Monks have, moreover, been at the pursuit for quite some time. Alberic remarked at one point that while it is often said that prostitution is the oldest profession, he believes that monks were around before there were prostitutes. This struck me as unlikely, but it still gave me pause.
There was a personal stake in this journey as well: I needed a break. I'd had a hectic, noisy winter in the city — medically harrowing, filled with bills, the hassles of insurance claims, technology fiascos, and preschool worries. Plans to visit friends in the country had fallen through several times. I'd tried to go to a Zen retreat in New England that taught the breath- and silence-based meditation practice of vipassana, only to be told at the last moment that although I could come and sit silently with the retreatants, the guesthouse itself was overbooked and I'd have to stay in a bed-and-breakfast in town. The thought of beginning my daily practice over fussy French toast in a dining room packed with antiquers — where tasteful classical music would be piped in to glaze over the gaps in conversation — didn't conduce to inner quiet. I had to get out of New York. Yet it was hard to arrange anything. Just because we have a nagging sense that silence is good for us doesn't make it any easier to actually commit to.

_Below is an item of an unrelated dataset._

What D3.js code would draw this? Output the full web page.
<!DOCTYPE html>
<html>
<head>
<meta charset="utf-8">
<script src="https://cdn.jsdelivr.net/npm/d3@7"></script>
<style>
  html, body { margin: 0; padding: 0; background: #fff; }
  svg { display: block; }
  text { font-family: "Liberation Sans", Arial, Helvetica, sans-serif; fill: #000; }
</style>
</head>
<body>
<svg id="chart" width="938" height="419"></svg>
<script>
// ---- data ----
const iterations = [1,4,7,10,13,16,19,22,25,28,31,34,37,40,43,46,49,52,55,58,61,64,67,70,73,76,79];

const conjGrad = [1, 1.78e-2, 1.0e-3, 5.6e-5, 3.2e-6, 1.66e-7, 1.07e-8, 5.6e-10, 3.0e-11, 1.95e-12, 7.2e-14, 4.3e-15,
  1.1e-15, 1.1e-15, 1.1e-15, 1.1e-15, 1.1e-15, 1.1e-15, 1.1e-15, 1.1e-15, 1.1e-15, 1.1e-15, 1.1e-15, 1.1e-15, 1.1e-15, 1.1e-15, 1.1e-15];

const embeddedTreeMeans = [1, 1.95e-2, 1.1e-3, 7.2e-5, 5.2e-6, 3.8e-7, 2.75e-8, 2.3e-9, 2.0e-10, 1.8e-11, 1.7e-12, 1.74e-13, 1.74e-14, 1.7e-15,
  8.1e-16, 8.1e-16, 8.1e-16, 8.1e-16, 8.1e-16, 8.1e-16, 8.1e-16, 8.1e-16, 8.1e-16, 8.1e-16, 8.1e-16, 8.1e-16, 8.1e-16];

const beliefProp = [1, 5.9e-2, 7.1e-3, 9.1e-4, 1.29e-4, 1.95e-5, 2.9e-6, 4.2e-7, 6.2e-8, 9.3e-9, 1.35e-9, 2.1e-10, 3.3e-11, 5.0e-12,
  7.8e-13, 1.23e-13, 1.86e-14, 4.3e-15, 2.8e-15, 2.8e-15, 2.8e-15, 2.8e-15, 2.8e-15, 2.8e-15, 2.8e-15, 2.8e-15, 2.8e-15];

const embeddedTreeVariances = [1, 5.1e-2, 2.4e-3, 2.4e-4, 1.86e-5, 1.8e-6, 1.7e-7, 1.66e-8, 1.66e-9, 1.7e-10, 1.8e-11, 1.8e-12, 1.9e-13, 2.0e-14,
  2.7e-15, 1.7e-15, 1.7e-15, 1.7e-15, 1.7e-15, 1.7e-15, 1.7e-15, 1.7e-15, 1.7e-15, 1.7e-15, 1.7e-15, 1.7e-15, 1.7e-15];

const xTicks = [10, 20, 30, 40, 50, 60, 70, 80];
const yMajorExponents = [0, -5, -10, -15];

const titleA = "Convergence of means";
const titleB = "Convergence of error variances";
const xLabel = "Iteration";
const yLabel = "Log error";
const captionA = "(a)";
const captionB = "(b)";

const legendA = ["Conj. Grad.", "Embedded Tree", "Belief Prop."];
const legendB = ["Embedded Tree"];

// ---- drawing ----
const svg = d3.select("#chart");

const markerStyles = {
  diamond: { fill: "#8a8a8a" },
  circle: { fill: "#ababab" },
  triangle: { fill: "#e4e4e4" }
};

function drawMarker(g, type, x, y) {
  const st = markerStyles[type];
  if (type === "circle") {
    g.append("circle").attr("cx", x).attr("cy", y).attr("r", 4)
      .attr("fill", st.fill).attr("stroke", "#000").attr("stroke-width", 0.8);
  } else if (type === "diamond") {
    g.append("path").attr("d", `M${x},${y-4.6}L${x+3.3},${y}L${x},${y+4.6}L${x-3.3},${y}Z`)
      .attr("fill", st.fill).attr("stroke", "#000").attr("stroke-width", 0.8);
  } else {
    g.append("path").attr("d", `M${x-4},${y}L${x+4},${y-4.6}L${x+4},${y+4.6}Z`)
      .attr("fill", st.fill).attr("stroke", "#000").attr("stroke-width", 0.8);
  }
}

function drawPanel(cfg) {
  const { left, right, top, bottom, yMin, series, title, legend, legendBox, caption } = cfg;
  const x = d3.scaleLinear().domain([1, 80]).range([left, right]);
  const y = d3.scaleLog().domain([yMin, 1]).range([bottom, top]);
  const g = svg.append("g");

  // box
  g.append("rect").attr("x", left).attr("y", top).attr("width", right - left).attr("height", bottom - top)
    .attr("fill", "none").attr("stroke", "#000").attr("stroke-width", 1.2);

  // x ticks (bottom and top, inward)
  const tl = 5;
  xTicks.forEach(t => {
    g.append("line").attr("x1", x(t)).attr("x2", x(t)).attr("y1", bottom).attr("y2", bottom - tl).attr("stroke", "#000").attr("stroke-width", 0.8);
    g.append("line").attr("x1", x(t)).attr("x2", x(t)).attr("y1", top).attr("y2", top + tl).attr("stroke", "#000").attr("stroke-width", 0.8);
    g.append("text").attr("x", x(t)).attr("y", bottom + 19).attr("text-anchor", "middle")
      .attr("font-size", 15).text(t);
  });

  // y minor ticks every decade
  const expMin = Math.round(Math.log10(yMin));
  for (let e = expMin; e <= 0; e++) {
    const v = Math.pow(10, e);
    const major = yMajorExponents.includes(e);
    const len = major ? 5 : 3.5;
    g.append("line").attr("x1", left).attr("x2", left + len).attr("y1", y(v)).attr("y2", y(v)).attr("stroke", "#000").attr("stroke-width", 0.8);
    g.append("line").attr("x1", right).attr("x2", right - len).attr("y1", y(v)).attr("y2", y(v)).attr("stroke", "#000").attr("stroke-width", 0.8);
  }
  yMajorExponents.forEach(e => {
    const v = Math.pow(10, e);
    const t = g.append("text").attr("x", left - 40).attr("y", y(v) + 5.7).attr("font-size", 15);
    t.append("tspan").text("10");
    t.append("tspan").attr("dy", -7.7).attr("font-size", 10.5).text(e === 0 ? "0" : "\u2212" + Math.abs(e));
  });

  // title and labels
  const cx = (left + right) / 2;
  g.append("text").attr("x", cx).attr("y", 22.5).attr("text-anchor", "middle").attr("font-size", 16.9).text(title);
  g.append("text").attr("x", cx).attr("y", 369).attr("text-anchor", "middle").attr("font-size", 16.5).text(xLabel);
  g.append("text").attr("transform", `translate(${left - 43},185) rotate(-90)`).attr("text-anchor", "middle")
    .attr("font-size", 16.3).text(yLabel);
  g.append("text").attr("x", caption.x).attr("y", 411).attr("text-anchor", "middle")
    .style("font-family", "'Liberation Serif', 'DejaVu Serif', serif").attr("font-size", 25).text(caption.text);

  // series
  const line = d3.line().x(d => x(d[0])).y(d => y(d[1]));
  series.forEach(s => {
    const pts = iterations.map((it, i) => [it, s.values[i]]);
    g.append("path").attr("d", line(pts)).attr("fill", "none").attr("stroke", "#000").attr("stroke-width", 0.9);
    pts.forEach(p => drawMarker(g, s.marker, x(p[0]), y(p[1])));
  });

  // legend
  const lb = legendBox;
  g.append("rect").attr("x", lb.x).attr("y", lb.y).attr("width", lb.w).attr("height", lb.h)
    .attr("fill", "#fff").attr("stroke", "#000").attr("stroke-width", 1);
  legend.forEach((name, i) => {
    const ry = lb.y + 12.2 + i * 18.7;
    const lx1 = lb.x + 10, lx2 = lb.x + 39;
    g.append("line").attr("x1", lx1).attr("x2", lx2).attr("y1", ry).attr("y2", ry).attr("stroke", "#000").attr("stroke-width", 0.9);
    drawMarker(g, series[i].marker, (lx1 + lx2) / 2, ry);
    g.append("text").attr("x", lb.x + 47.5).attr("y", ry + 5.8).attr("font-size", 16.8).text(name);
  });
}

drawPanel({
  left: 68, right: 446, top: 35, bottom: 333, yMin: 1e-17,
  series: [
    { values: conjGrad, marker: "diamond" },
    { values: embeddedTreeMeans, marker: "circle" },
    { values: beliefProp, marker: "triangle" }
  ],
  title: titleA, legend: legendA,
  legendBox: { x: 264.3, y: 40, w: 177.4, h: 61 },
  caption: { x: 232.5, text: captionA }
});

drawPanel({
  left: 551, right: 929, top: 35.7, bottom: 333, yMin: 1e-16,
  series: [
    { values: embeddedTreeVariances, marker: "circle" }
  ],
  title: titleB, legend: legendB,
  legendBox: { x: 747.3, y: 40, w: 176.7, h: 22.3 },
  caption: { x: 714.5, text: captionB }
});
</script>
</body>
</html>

I didn't think of quiet only as one of those overdue restoratives. Beyond the idea of wanting to learn something about the Trappist path and get away from the noise in my own life, I was hoping to find some truth in the silence of the monastery that I could take back to New York. I'd packed a stack of books and volumes of photocopied pages representing different theological and philosophical traditions — everything from Martin Heidegger and Max Picard to kabbalistic disquisitions, an array of Buddhist tracts, and enough Christian monastic literature to envelop a monk from tonsure to toe. I needed help.